Thoughts at the Abbey

We went to see Roddy Doyle’s Playboy at the Abbey this weekend. I recommend it to anyone who hasn’t yet been.

It sparked two thoughts. The first was: boy, do we do theatre well in this country. I often leave the Abbey or Gate feeling this way, and my wife tells me I am getting boring on the subject. But it is nice, amid all the ‘world class’ blather we are subjected to, to go to something in Dublin that really is world class.

The second was this. Doyle’s reworking of the Playboy is very Celtic Tiger, not just because of the Nigerian Christy Mahon, but because of its underlying cultural assumptions. Synge has Mahon enter a typical Irish peasant community, and because they are a typical Irish peasant community, they look up to someone who has broken the law to the extent of having killed his father. I guess Doyle didn’t think that he could plausibly carry this off in a play set in modern Ireland, and so he has Mahon show up on the doorstep of a Dublin gangland family.

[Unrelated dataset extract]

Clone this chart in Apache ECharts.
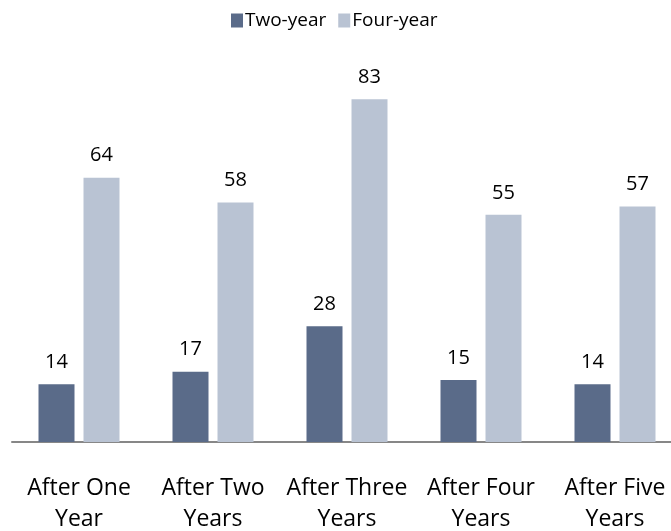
<!DOCTYPE html>
<html>
<head>
<meta charset="utf-8">
<script src="https://cdn.jsdelivr.net/npm/echarts@6/dist/echarts.min.js"></script>
<style>html,body{margin:0;padding:0;background:#fff}#c{width:671px;height:531px}</style>
</head>
<body>
<div id="c"></div>
<script>
const categories = ['After One\nYear', 'After Two\nYears', 'After Three\nYears', 'After Four\nYears', 'After Five\nYears'];
const twoYear = [14, 17, 28, 15, 14];
const fourYear = [64, 58, 83, 55, 57];
const seriesNames = ['Two-year', 'Four-year'];

const chart = echarts.init(document.getElementById('c'), null, {renderer: 'canvas'});
const font = '"Open Sans", sans-serif';
const labelStyle = {show: true, position: 'top', distance: 12, color: '#000', fontSize: 20, fontFamily: font};
chart.setOption({
  animation: false,
  legend: {
    data: seriesNames,
    left: 226, top: 6,
    itemWidth: 12, itemHeight: 14, itemGap: 12,
    icon: 'rect',
    textStyle: {fontSize: 19, fontFamily: font, color: '#000', padding: [0, 0, 0, -3]}
  },
  grid: {left: 12, right: -11, top: 29, bottom: 89, containLabel: false, outerBoundsMode: 'none'},
  xAxis: {
    type: 'category',
    data: categories,
    axisLine: {show: true, lineStyle: {color: '#878787', width: 2}},
    axisTick: {show: false},
    axisLabel: {fontSize: 23, fontFamily: font, color: '#000', margin: 31, lineHeight: 31, interval: 0, hideOverlap: false}
  },
  yAxis: {type: 'value', min: 0, max: 100, show: false, splitLine: {show: false}},
  series: [
    {name: seriesNames[0], type: 'bar', data: twoYear, barWidth: 36, barGap: '25%',
     itemStyle: {color: '#5A6B89'}, label: labelStyle},
    {name: seriesNames[1], type: 'bar', data: fourYear, barWidth: 36,
     itemStyle: {color: '#B9C3D3'}, label: labelStyle}
  ]
});
</script>
</body>
</html>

In the context of an Ireland which has had its own state for 80 years, in which there are no post-colonial hangups about the law, and in which we no longer look up to people who cheat the system in various ways, since we are a Republic now, and are all in this together, this was a very clever move.

Interestingly, the Anglo-Irish Bank corporate logo was prominently displayed on the programme.

4 replies on “Thoughts at the Abbey”

and in which we no longer look up to people who cheat the system in various ways, since we are a Republic now, and are all in this together

On the public looking up to “people who cheat the system”, I’d refer back to FF’s electoral successes of the past thirty years. As to the “all in this together”, I’d say the same.

I have to hold with EWI on this one without being party political but there is still a tolerance of wrongdoing at the highest level in this country.

Not being over political again but only part of Ireland has its own republic. Pretending the north was not a part of the nation has not worked as indeed trying to force others to be part of the nation. Thats one of our post colonial hang ups though.

Focussing on Roddy. I saw him speak about this play a while ago where he talked about how fantastic it was to have nigerian people in the audience watching nigerians on stage playing in an Irish theatre. The point got a bit involved with Roddy repeating the word fantastic over and over. I am sure it was but I think he got carried away with the cleverness of his own idea but he never got across why it was fantastic.
It just was apparently. Kinda lost some of my respect for him after that evening. He seemed to be a bit of a lovey rather than an edgy writer and his idea of having a Nigerian play the lead role which seemed so edgy and innovative was actually very conformist and correct.

I have seen it twice- once with an Economics Nobel laureate as it happens -who I think may have missed a lot of the Dubbelin humour.